I think our stencil DE202 would be great for recreating the deep border in the LV house. It has a similar look with its stylised flowers and larger size. Even if you don't have a curved ceiling, the rounded shapes in this border will certainly create the feel.
I love the detail on the quite splendid bow window. The leading is wonderful enough but look closely at the morning glory growing up the sides and across the tops.
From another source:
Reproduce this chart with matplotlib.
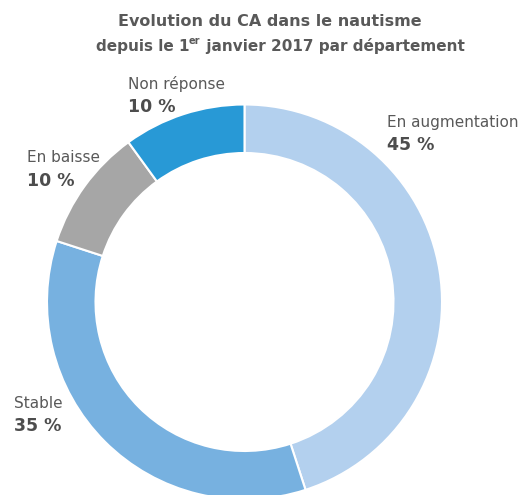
import matplotlib
matplotlib.use("Agg")
import matplotlib.pyplot as plt

# data
labels = ["En augmentation", "Stable", "En baisse", "Non réponse"]
values = [45, 35, 10, 10]
colors = ["#B3D0EE", "#77B1E0", "#A6A6A6", "#2899D6"]

# label positions in pixels (x, y of name line center)
label_pos = [(387, 122), (14, 403), (27, 158), (128, 84)]

W, H = 525, 495
fig = plt.figure(figsize=(W / 100, H / 100), dpi=100)
ax = fig.add_axes([0, 0, 1, 1])

cx, cy, r_out, r_in = 244.5, 302, 197.5, 149
ax.pie(values, colors=colors, startangle=90, counterclock=False,
       center=(cx, H - cy), radius=r_out,
       wedgeprops=dict(width=r_out - r_in, edgecolor="white", linewidth=1.5))
ax.set_xlim(0, W)
ax.set_ylim(0, H)
ax.set_aspect("equal")
ax.axis("off")

txt_col = "#595959"
bold_col = "#4D4D4D"
for lab, val, (px, py) in zip(labels, values, label_pos):
    ax.text(px, H - py, lab, fontsize=11, color=txt_col, ha="left", va="center")
    ax.text(px, H - py - 23, f"{val} %", fontsize=12.5, color=bold_col,
            fontweight="bold", ha="left", va="center")

# title
ax.text(270, H - 22, "Evolution du CA dans le nautisme", fontsize=11.5,
        color=txt_col, fontweight="bold", ha="center", va="center")

# second line with superscript "er"
parts = ["depuis le 1", "er", " janvier 2017 par département"]
sizes = [11, 7, 11]
fig.canvas.draw()
r = fig.canvas.get_renderer()
tmp = []
for p, fs in zip(parts, sizes):
    t = ax.text(0, 0, p, fontsize=fs, fontweight="bold", color=txt_col)
    tmp.append(t)
widths = [t.get_window_extent(r).width for t in tmp]
for t in tmp:
    t.remove()
x0 = 280 - sum(widths) / 2
for i, p in enumerate(parts):
    y = H - 46 + (5 if i == 1 else 0)
    ax.text(x0, y, p, fontsize=sizes[i], fontweight="bold", color=txt_col,
            ha="left", va="center")
    x0 += widths[i]

fig.savefig("out.png", dpi=100)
We do some wonderful tall slim motifs that look good running up the side of the window or fireplace. I think the iris motif like this DE257 stencil translates particularly well into the art nouveau look. We do quite a few tall thin motif stencils. They are so versatile and can run up the side of fireplaces, panels, art, doors, windows and more. You can use both sides of the stencil, with care, to create a mirror effect too. Motifs are great when you want a bit of added detail, but maybe not much more.
It is not often that people think of using vertical borders. I like the slim bit of detail painted between the panels.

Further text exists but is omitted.